NSF Project: Using social media to solve social problems
Heng Xu, co-director of the Robust Analytics Lab, is a co-PI of a recently awarded National Science Foundation project, 1823633: “RR: The Generalizability and Replicability of Twitter Data for Population Research”. See news release for the award here.
Project Summary
Social media data have the potential to track phenomena in real time, such as percentage of the population fearful in the minutes after a disaster or terrorist event, or the degree of anger immediately after the announcement of a jury verdict in a highly publicized case. In each of these examples, it would be difficult to conduct a field survey in real time, and respondents may not be able to reconstruct how they felt or behaved at the time of the event, even if interviewed just a few days later. Social media data have the potential to overcome these limitations. This project will analyze how the application of survey weighting can rebalance samples of Twitter data, and assesses how well this rebalancing will allow valid generalizations about population behaviors.
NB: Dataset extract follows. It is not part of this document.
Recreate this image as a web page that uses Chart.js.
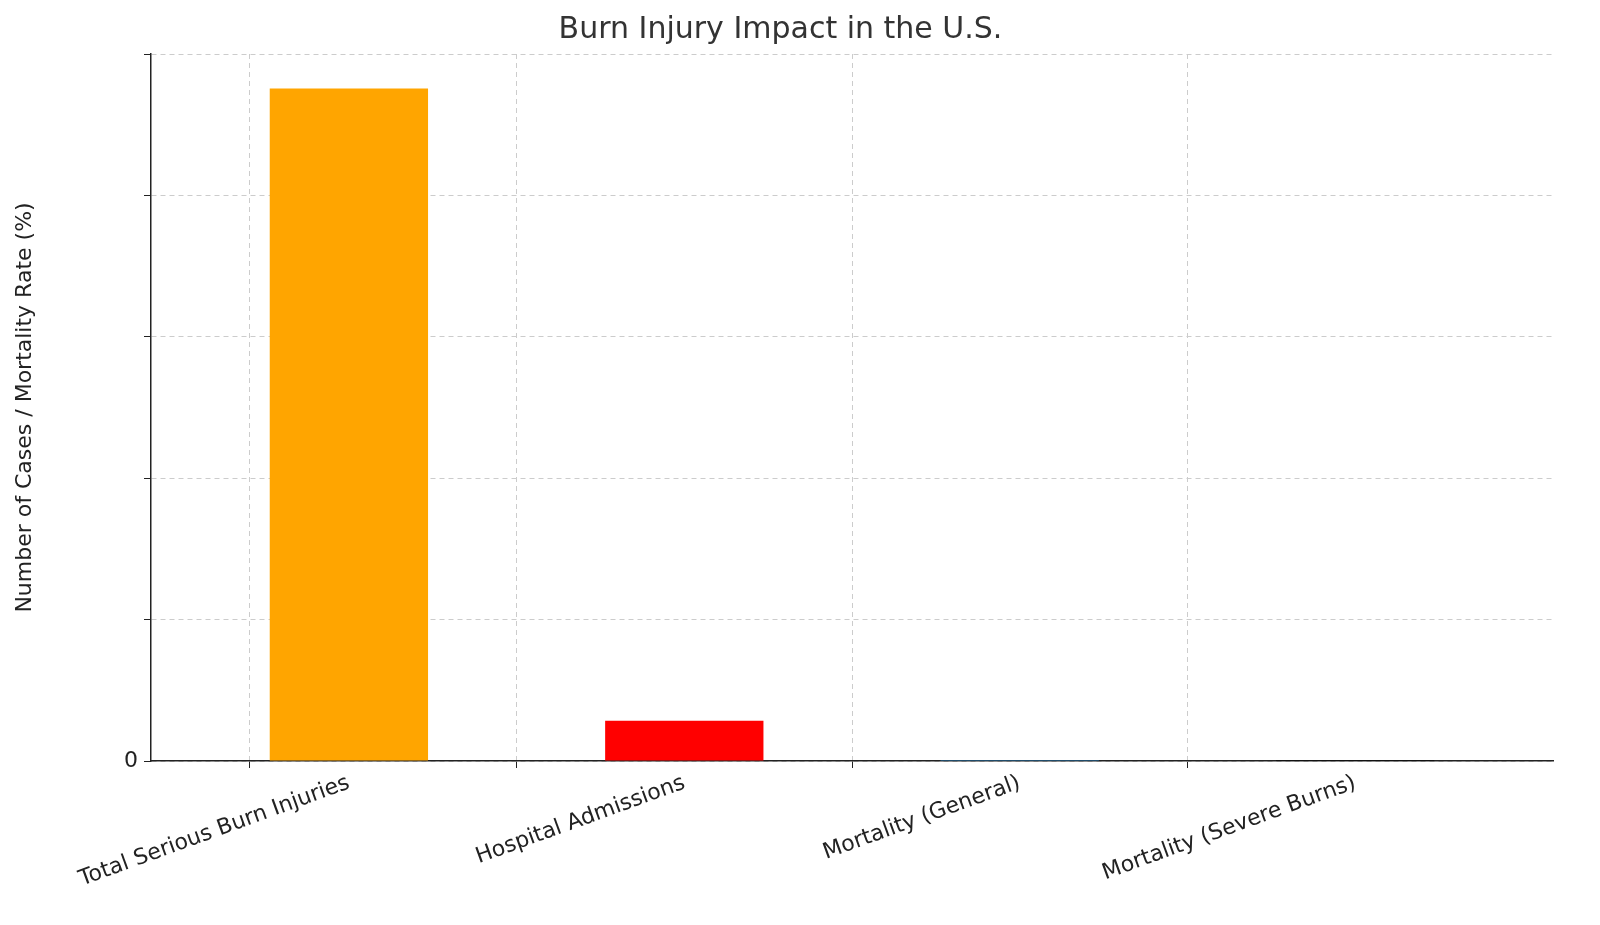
<!DOCTYPE html>
<html><head><script src="https://cdn.jsdelivr.net/npm/chart.js@4"></script>
<style>body{margin:0;background:#fff}#w{width:1600px;height:925px}</style></head>
<body><div id="w"><canvas id="c"></canvas></div>
<script>
const categories=["Total Serious Burn Injuries","Hospital Admissions","Mortality (General)","Mortality (Severe Burns)"];
const values=[500000,30000,3.3,50];
const colors=["orange","red","#1f77b4","black"];
const F="'DejaVu Sans'";
const isInt=v=>Math.abs(v-Math.round(v))<1e-6;
new Chart(document.getElementById('c'),{
type:'bar',
data:{datasets:[{data:values.map((v,i)=>({x:i,y:v})),backgroundColor:colors,barPercentage:0.8,categoryPercentage:1}]},
options:{responsive:true,maintainAspectRatio:false,animation:false,
layout:{padding:{left:8,right:47,top:12,bottom:0}},
plugins:{legend:{display:false},tooltip:{enabled:false},
title:{display:true,text:"Burn Injury Impact in the U.S.",color:'#333',font:{family:F,size:30,weight:'normal'},padding:{top:0,bottom:6}}},
scales:{
x:{type:'linear',min:-0.59,max:3.59,offset:false,
ticks:{stepSize:1,autoSkip:false,callback:v=>isInt(v)?(categories[Math.round(v)]||''):'',minRotation:20,maxRotation:20,color:'#222',font:{family:F,size:22},padding:2},
afterFit:s=>{s.height=164;},
grid:{color:c=>(c.tick&&isInt(c.tick.value))?'#ccc':'rgba(0,0,0,0)',tickColor:c=>(c.tick&&isInt(c.tick.value))?'#222':'rgba(0,0,0,0)',tickLength:7},
border:{color:'#222',width:1.5,dash:[5,4]}},
y:{min:0,max:525600,
ticks:{stepSize:100000,color:'#222',font:{family:F,size:22},padding:6,callback:v=>v%100000===0?String(v):''},
afterFit:s=>{s.width=143;},
title:{display:true,text:"Number of Cases / Mortality Rate (%)",color:'#222',font:{family:F,size:22}},
grid:{color:'#ccc',tickColor:'#222',tickLength:7},
border:{color:'#222',width:1.5,dash:[5,4]}}
}}});
</script></body></html>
The project will provide a foundation for future advances in the use of social media data for scientific, health, and applied research, thus permitting a wide variety of inferences useful in social policy formulation. A key aspect of the project will provide new evidence regarding the accuracy of migration flows in real time, thus assisting social policy relevant to providing assistance in response to natural disasters.
This project will evaluate the extent to which Twitter users represent or misrepresent the population across different demographic groups and test the feasibility of developing weights that, when applied to Twitter data, make the results more representative of the underlying population. The project conducts the research at the county level in the United States from January 2014-December 2017, using 96% geotagged tweets in the study period and 100% tweets in one month. The project will: (1) extend and refine existing methods for imputing the gender, age, race/ethnicity, and county of residence of each Twitter user; (2) use these values to assess the representativeness of Twitter samples at the county level and explain the determinants of biases; (3) adapt five methods developed for probability or non-probability surveys to reweight Twitter samples and compare their performance in producing model estimates that can be used to infer characteristics of the general population; and (4) test the feasibility of using Twitter data to estimate migration at the county level by comparing to the Internal Revenue Service migration data, as well as estimate Puerto Rico migrants to the continent after Hurricane Maria. Analysis of these migration data will provide a new source of information with which to estimate migration flows in real time and at unprecedentedly detailed geographic scales.